How to improve composite task oriented dialogue systems ?
When a user interacts with an agent (a robot or a program), the dialogue is mainly made up of one or several domains – like a restaurant, a hotel or an attraction – and one or several tasks – such as searching for a good restaurant which would fit our criteria or to book a hotel. This is a task-oriented dialogue.
A composite dialogue system has a composition of possible dialogue environments. So an agent which includes a composite dialogue system can talk about several domains and do several tasks.
Nowadays, composite task-oriented dialogue systems are efficient to satisfy different tasks about different domains (subjects) such as finding and booking a restaurant or a hotel. However these domains and tasks are defined during the learning step and adding a new domain or task is disabled after this step.
This is due to the representation of the information by the system, let us explain that in this article !
How does a task-oriented dialogue system work ?

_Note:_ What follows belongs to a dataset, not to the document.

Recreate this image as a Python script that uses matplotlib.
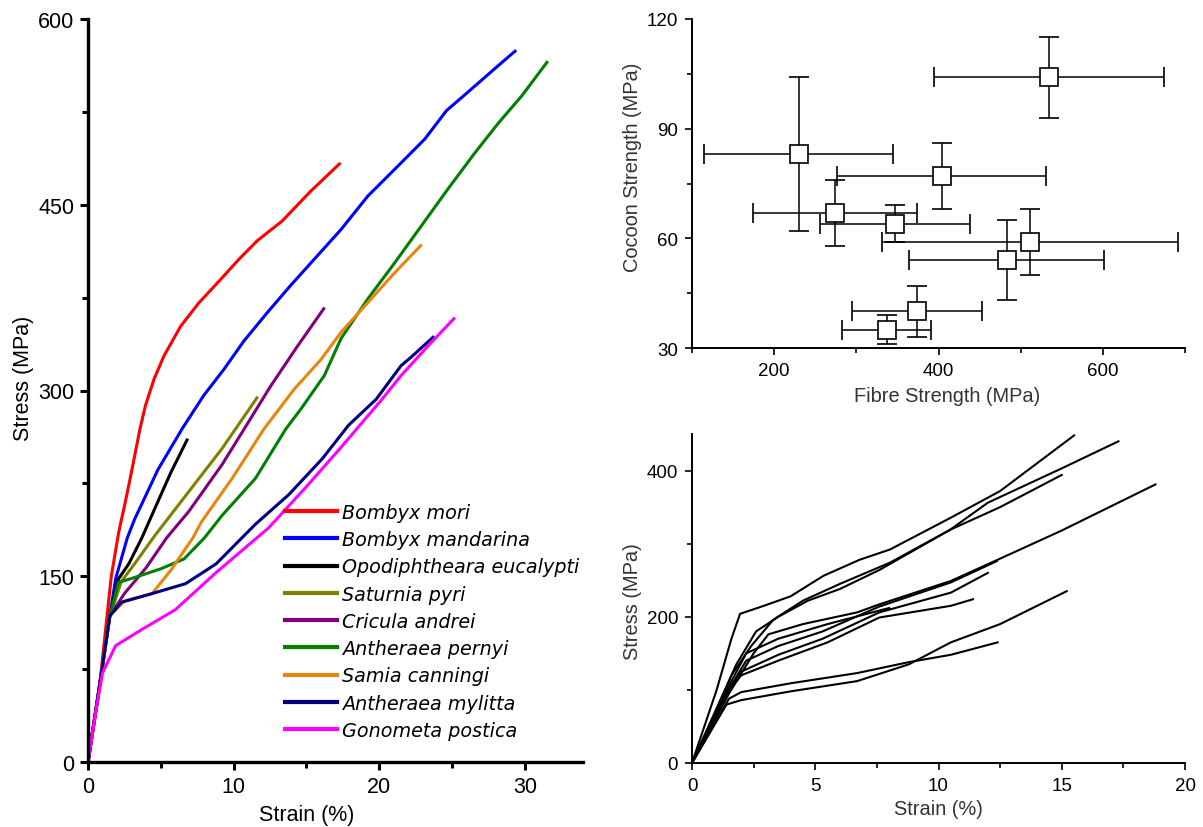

Imagine you talk with an agent, the language used in the dialogue is the natural language. To talk with you, the agent needs to translate the natural language into a semantic representation (a language that it understands), it is the ontology. To do so, the dialogue system in the agent uses a Natural Language Understanding module (NLU) and it uses a Natural Language Generation module (NLG) to convert the semantic representation into a natural language.
During the translation, the dialogue system translates each term of the dialogue into dialogue acts, slots and values (Delexicalisation), and puts these on a vector (Vectorisation) to process the request. After the processing, the result is a vector and the DS needs again to transform it into dialogue acts, slots and values (Devectorisation then Lexicalisation).
For example, asking an agent to find the address of an american food restaurant in San Jose will look like that :
So the agent informs the user that there is an American food restaurant in San Jose at the 71th North San Pedro Street.
Improve the vector representation
Currently, the representation of the information in a vector is a master representation, i.e. for one domain (e.g. Restaurant) there are many slots (e.g. food, city, etc) and in one slot there are many values (e.g. Italian, French, Chinese (for food)). This representation is defined during the learning step and it is domain dependent, i.e. adding a value or a slot after the learning phase is disabled.
To improve this representation there is the summary representation. There is no need to know the value but only if there is one or not. Adding a new value is now possible, but the issue of the domain dependency remains.
The representation can be definitely improved with the domain independent parameterization (DIP). It is the same representation as the summary one but the slots in the vector are separated into subvectors so it is now allowed to add values and slots in the representation.
To make the connection with the previous representation : for a domain (e.g. restaurant) there is firstly a vector with the active task (e.g. finding), some requested slots (e.g. food, city and price range) and slots values. Then with the new representation there is one general subvector with some slot independent information – such as the active task, the number of slots, etc – and different slots which do not contain values, but just the information about the presence of the value, 1 if it is present, 0 elseway.
Improve the architecture of the model : architecture based on the DIP representation
The left representation on the illustration is the classic representation of a neural network, i.e. the input module is a vector, the forward module is a layer (matrix) and the output module is also a vector. The issue with this representation is the same as before : it needs to relearn the model to add new values or slots.
That is why, based on the DIP representation, the layer could be composed of as many subblocks as slots in the input module. The information is symmetrical with respect to the diagonal. The aim of this representation is to enable the slot addition and the slot permutation invariance without having to relearn the model.